7 Tips on How to Shoot Video That Doesn’t Suck
You have an excellent concept for a video. Your script is ready to go, you cast the talent, hired a great crew, and secured an amazing location on Peerspace. Now it’s time to shoot. Are you ready? Here are seven tips on how to shoot video that doesn’t suck.
1. Shoot for the edit
Planning is the most important part in video production. You should have all of your creative production elements lined up and ready to go by the time you arrive on set. This includes having a detailed shot list. Shooting for the edit really means thinking about your final video while you’re on set. Sometimes you need to shoot out of order to capture all of your scenes. You should have a clear breakdown of all the elements that you need to capture on video before you arrive on set. Make sure to check off the shot list as you go through the day.
2. Record high-quality audio
One of the most important elements of a good video is high-quality audio. You can shoot amazing video, but if your audio is unprofessional, then the quality of the video will suffer greatly. Whether you are a one-person crew or larger production, be sure to check the audio throughout the day. Invest in audio equipment rentals or purchase your own audio package.
There is a variety of audio equipment options — even a budget audio package can make all the difference. This way, you can make sure that your subject can be heard clearly. Audio can be sweetened in post-production, but if the quality is low, there is very little you can do to improve upon it. Recording good audio is a critical part in how to shoot video that doesn’t suck.
3. Coverage is king
What do we mean when we talk about coverage? Getting good coverage really means making sure that you’ve shot your video from various angles and with multiple takes. This is so important. Your editor will rely on good coverage in post-production to assemble the edit.
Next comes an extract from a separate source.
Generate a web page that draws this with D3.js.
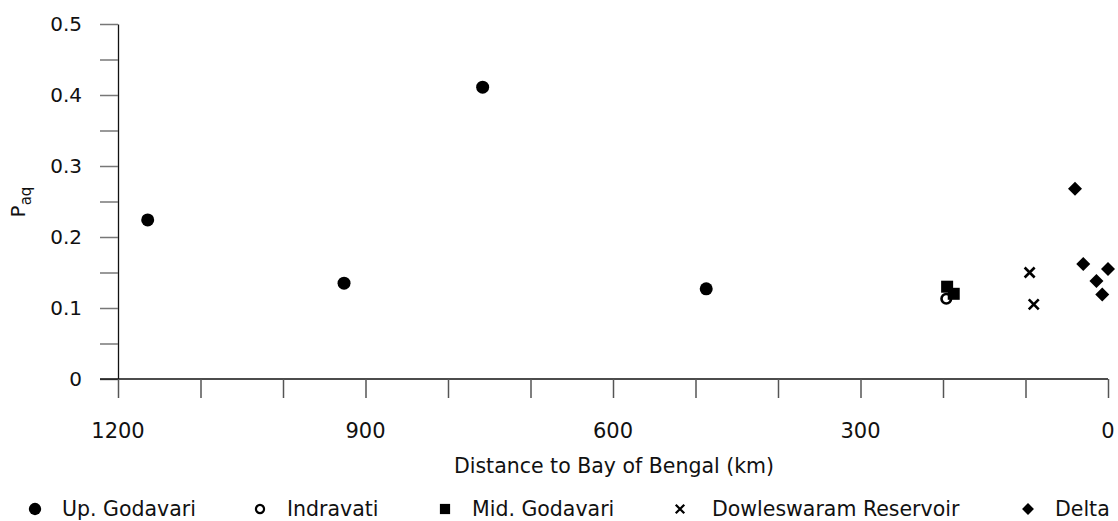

Even if you’re shooting with a single-camera, you can still get great coverage by shooting various takes from multiple angles. It will take more time, but it will be worth it.
4. Compose your shots
Let’s talk a little bit about shot composition. Classic photography and film composition rules apply here. First, let’s talk about the rule of thirds. Ask yourself — where are my points of interest in this shot? The rule of thirds requires you to mentally break up your image into a grid. The grid provides you with two horizontal lines and two vertical lines. Put the most important subjects of your scene along those lines or points where the lines meet. Like all rules, this is also meant to be broken, but it’s important to understand how to compose your shots before you take any real risks in your shot composition.
5. Stabilize footage
Stabilizing your footage is another important element of how to shoot video that doesn’t suck. While you can stabilize your footage in post-production, refer to tip No. 1 — shooting for the edit. Will you be using a tripod for the majority of your shots? If things are locked down, stability is less of an issue. If you are moving throughout your scenes (i.e., tracking your main subject, capturing B-roll or behind-the-scenes footage), you will need to think about stabilization in a different way.
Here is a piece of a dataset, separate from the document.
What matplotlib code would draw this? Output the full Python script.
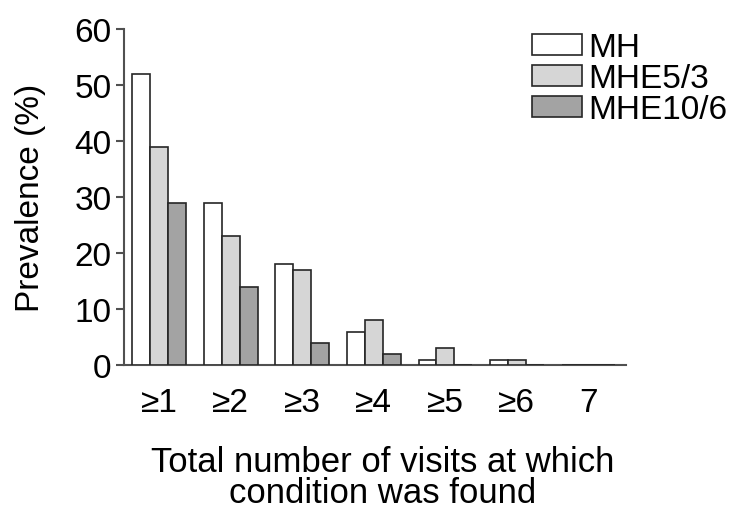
import matplotlib

matplotlib.use("Agg")
import matplotlib.pyplot as plt
import numpy as np

plt.rcParams["font.family"] = ["Liberation Sans", "DejaVu Sans"]

categories = ["≥1", "≥2", "≥3", "≥4", "≥5", "≥6", "7"]
series_names = ["MH", "MHE5/3", "MHE10/6"]
mh = [52, 29, 18, 6, 1, 1, 0]
mhe53 = [39, 23, 17, 8, 3, 1, 0]
mhe106 = [29, 14, 4, 2, 0, 0, 0]

colors = ["#ffffff", "#d6d6d6", "#a3a3a3"]
edge = "#262626"
axis_grey = "#505050"

fig = plt.figure(figsize=(7.43, 5.10), dpi=100)
ax = fig.add_axes([0.167, 0.282, 0.676, 0.659])

x = np.arange(len(categories))
w = 0.25
for i, (vals, name, c) in enumerate(zip([mh, mhe53, mhe106], series_names, colors)):
    ax.bar(x + (i - 1) * w, vals, width=w, color=c, edgecolor=edge,
           linewidth=1.2, label=name, zorder=3)

ax.set_xlim(-0.49, 6.53)
ax.set_ylim(0, 60)
ax.set_yticks(np.arange(0, 61, 10))
ax.set_xticks(x)
ax.set_xticklabels(categories)

for side in ("top", "right"):
    ax.spines[side].set_visible(False)
for side in ("left", "bottom"):
    ax.spines[side].set_linewidth(1.5)
    ax.spines[side].set_color(axis_grey)

ax.tick_params(axis="y", labelsize=24, length=6, width=1.5, color=axis_grey, pad=3)
ax.tick_params(axis="x", labelsize=24, length=0, pad=16)

ax.set_ylabel("Prevalence (%)", fontsize=24)
ax.yaxis.set_label_coords(-0.155, 0.5)
ax.set_xlabel("Total number of visits at which\ncondition was found",
              fontsize=25, linespacing=0.9)
ax.xaxis.set_label_coords(0.514, -0.238)

ax.legend(loc="upper left", bbox_to_anchor=(0.716, 0.935),
          bbox_transform=fig.transFigure, frameon=False, fontsize=24,
          handlelength=1.5, handleheight=0.62, handletextpad=0.2,
          labelspacing=0.0, borderpad=0, borderaxespad=0)

fig.savefig("out.png", dpi=100)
There is an array of low-tech to high-tech options for video stabilization. A simple shoulder mount will help you shoot smooth video. A gimbal, which is essentially a robot with three small motors, works to stabilize your footage as you move. Gimbals allow the rotation of any object (in this case, your camera) on a single axis. So it is the gimbal that is controlling the movement, not you.
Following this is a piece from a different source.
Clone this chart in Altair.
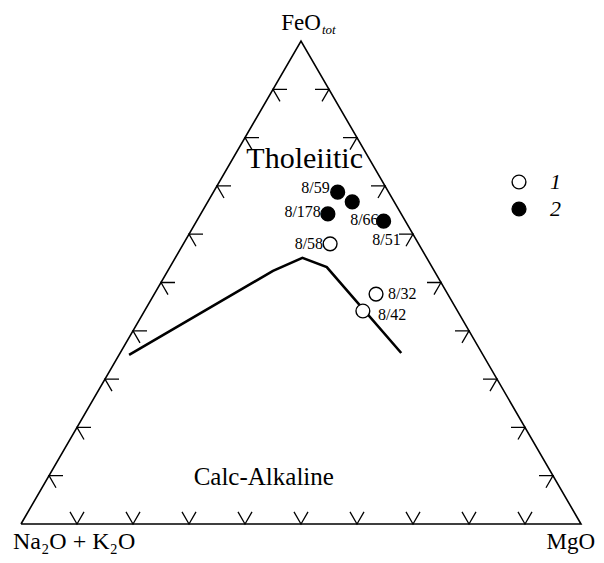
import altair as alt
import pandas as pd

# ---- data (wt.% recalculated: Na2O+K2O, FeOtot, MgO) ----
sample_ids = ["8/59", "8/51", "8/178", "8/66", "8/58", "8/32", "8/42"]
sample_group = ["2", "2", "2", "2", "1", "1", "1"]
alk = [9.1, 7.5, 13.1, 3.9, 15.8, 12.8, 16.9]
feo = [68.7, 66.7, 64.2, 62.7, 58.0, 47.6, 44.1]
mgo = [22.2, 25.8, 22.7, 33.4, 26.2, 39.6, 39.0]

# Tholeiitic / calc-alkaline boundary
bnd_alk = [63.2, 28.8, 22.2, 18.8, 14.4]
bnd_feo = [35.0, 52.4, 55.1, 53.2, 35.4]
bnd_mgo = [1.8, 18.8, 22.7, 28.0, 50.2]

# field names (position given as composition)
field_names = ["Tholeiitic", "Calc-Alkaline"]
field_alk = [12.5, 52.8]
field_feo = [73.7, 7.7]
field_mgo = [13.8, 39.5]

tick_steps = [10, 20, 30, 40, 50, 60, 70, 80, 90]

FONT = "Liberation Serif"


def to_xy(df, f="F", m="M"):
    df = df.copy()
    df["X"] = df[m] / 100 + df[f] / 200
    df["Y"] = df[f] / 100
    return df


W, H = 588, 547
xs = alt.Scale(domain=[-13 / 560, (W - 13) / 560], nice=False, zero=False)
ys = alt.Scale(domain=[(516 - H) / 483, 516 / 483], nice=False, zero=False)
X = alt.X("X:Q", scale=xs, axis=None)
Y = alt.Y("Y:Q", scale=ys, axis=None)

# triangle frame
frame = to_xy(pd.DataFrame({"A": [100, 0, 0, 100], "F": [0, 0, 100, 0],
                            "M": [0, 100, 0, 0], "o": [0, 1, 2, 3]}))
frame_layer = alt.Chart(frame).mark_line(color="black", strokeWidth=1.6).encode(
    x=X, y=Y, order="o:Q")

# edge ticks (arrow-like marks at every 10 %)
d = 0.025
rows = []
k = 0
for t in tick_steps:
    # bottom edge
    x0, y0 = t / 100, 0.0
    for i, (x, y) in enumerate([(x0 - 0.5 * d, y0 + d), (x0, y0), (x0 + 0.5 * d, y0 + d)]):
        rows.append({"id": k, "o": i, "X": x, "Y": y})
    k += 1
    # left edge
    x0, y0 = t / 200, t / 100
    for i, (x, y) in enumerate([(x0 + d, y0), (x0, y0), (x0 + 0.5 * d, y0 - d)]):
        rows.append({"id": k, "o": i, "X": x, "Y": y})
    k += 1
    # right edge
    x0, y0 = 1 - t / 200, t / 100
    for i, (x, y) in enumerate([(x0 - d, y0), (x0, y0), (x0 - 0.5 * d, y0 - d)]):
        rows.append({"id": k, "o": i, "X": x, "Y": y})
    k += 1
ticks = pd.DataFrame(rows)
tick_layer = alt.Chart(ticks).mark_line(color="black", strokeWidth=1.3).encode(
    x=X, y=Y, detail="id:N", order="o:Q")

# boundary line
bnd = to_xy(pd.DataFrame({"A": bnd_alk, "F": bnd_feo, "M": bnd_mgo,
                          "o": list(range(len(bnd_alk)))}))
bnd_layer = alt.Chart(bnd).mark_line(color="black", strokeWidth=2.6).encode(
    x=X, y=Y, order="o:Q")

# samples
pts = to_xy(pd.DataFrame({"id": sample_ids, "type": sample_group,
                          "A": alk, "F": feo, "M": mgo}))
pt_layer = alt.Chart(pts).mark_point(
    shape="circle", filled=True, size=190, stroke="black", strokeWidth=1.4,
    opacity=1).encode(
    x=X, y=Y,
    fill=alt.Fill("type:N",
                  scale=alt.Scale(domain=["1", "2"], range=["white", "black"]),
                  legend=alt.Legend(
                      title=None, orient="none", legendX=500, legendY=163,
                      symbolType="circle", symbolSize=190,
                      symbolStrokeColor="black", symbolStrokeWidth=1.4,
                      labelFont=FONT, labelFontSize=22, labelFontStyle="italic",
                      labelColor="black", labelOffset=20, rowPadding=5,
                      padding=0)))

# sample labels
label_style = {
    "8/59": dict(align="right", dx=-8, dy=-4),
    "8/51": dict(align="left", dx=20, dy=38),
    "8/178": dict(align="right", dx=-7, dy=-2),
    "8/66": dict(align="right", dx=-5, dy=-1),
    "8/58": dict(align="right", dx=-7, dy=0),
    "8/32": dict(align="left", dx=12, dy=0),
    "8/42": dict(align="left", dx=15, dy=4),
}
label_layers = []
for sid in sample_ids:
    st = label_style[sid]
    label_layers.append(
        alt.Chart(pts).transform_filter(alt.datum.id == sid).mark_text(
            font=FONT, fontSize=16, color="black", baseline="middle", **st
        ).encode(x=X, y=Y, text="id:N"))

# field names
fields = to_xy(pd.DataFrame({"name": field_names, "A": field_alk,
                             "F": field_feo, "M": field_mgo}))
thol_layer = alt.Chart(fields).transform_filter(alt.datum.name == "Tholeiitic").mark_text(
    font=FONT, fontSize=30, color="black", baseline="alphabetic", align="center"
).encode(x=X, y=Y, text="name:N")
calc_layer = alt.Chart(fields).transform_filter(alt.datum.name == "Calc-Alkaline").mark_text(
    font=FONT, fontSize=25, color="black", baseline="alphabetic", align="center", dy=-2
).encode(x=X, y=Y, text="name:N")

# apex labels
apex = to_xy(pd.DataFrame({"name": ["Na₂O + K₂O", "FeO", "MgO"],
                           "A": [100, 0, 0], "F": [0, 100, 0], "M": [0, 0, 100]}))


def apex_text(name, text=None, **kw):
    enc = dict(x=X, y=Y)
    base = alt.Chart(apex).transform_filter(alt.datum.name == name)
    if text is None:
        return base.mark_text(font=FONT, color="black", baseline="alphabetic", **kw).encode(
            text="name:N", **enc)
    return base.mark_text(font=FONT, color="black", baseline="alphabetic", text=text, **kw).encode(**enc)


alk_lab = apex_text("Na₂O + K₂O", align="left", dx=-8, dy=25, fontSize=24)
feo_lab = apex_text("FeO", align="center", dx=0, dy=-11, fontSize=23)
tot_lab = apex_text("FeO", text="tot", align="left", dx=21, dy=-7, fontSize=13,
                    fontStyle="italic")
mgo_lab = apex_text("MgO", align="right", dx=14, dy=25, fontSize=23)

chart = alt.layer(
    frame_layer, tick_layer, bnd_layer, pt_layer, *label_layers,
    thol_layer, calc_layer, alk_lab, feo_lab, tot_lab, mgo_lab
).properties(
    width=W, height=H, padding=0,
    autosize=alt.AutoSizeParams(type="none"),
    background="white",
).configure_view(stroke=None)

chart.save("out.html", embed_options={"renderer": "svg", "actions": False})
This level of stabilization takes video production to the next level. If you are shooting on a DSLR, you might want to consider renting a gimbal. There is even a variety of gimbals on the market now for mobile filmmakers.
6. Light your scenes and subjects
Think about how you want to light your scenes. Are you using high-key lighting? If you’re shooting interview subjects against a background in a controlled lighting situation, or out in the field, spend the time to test your lighting before you start shooting. Make sure that your shots are lit with a consistent look and feel so that the footage has a similar look once you get to the edit.
7. Check your exposure and white balance
Exposure and white balance are critical aspects of how to shoot video that doesn’t suck. Let’s start by talking a little bit about your exposure settings. Your exposure setting and your white balance are both very important, but your exposure setting refers to how much light is hitting your camera’s sensor. This will impact and ultimately determine how light or how dark your footage appears. It’s critical that your footage has consistent exposure throughout the shoot.
White balance is different, as it refers to how you control the overall color that is cast in your footage. You want to take the time to test your exposure settings, as well as set your white balance. Light comes in different temperatures and different colors. For example, candlelight is incredibly warm light, while natural daylight on a cloudy day will be much cooler. Your camera most likely has a variety of white balance settings.
Often, your camera’s auto white balance settings will do the trick, but the more control you have over your settings, the better. It is worth it to learn how your camera handles white balance. Also, invest in white balance cards. You can get a small wallet-size pack of grey and white balance cards for a few dollars online.
So there you have it – follow these seven tips and you will be on your way to mastering the art of how to shoot video that doesn’t suck!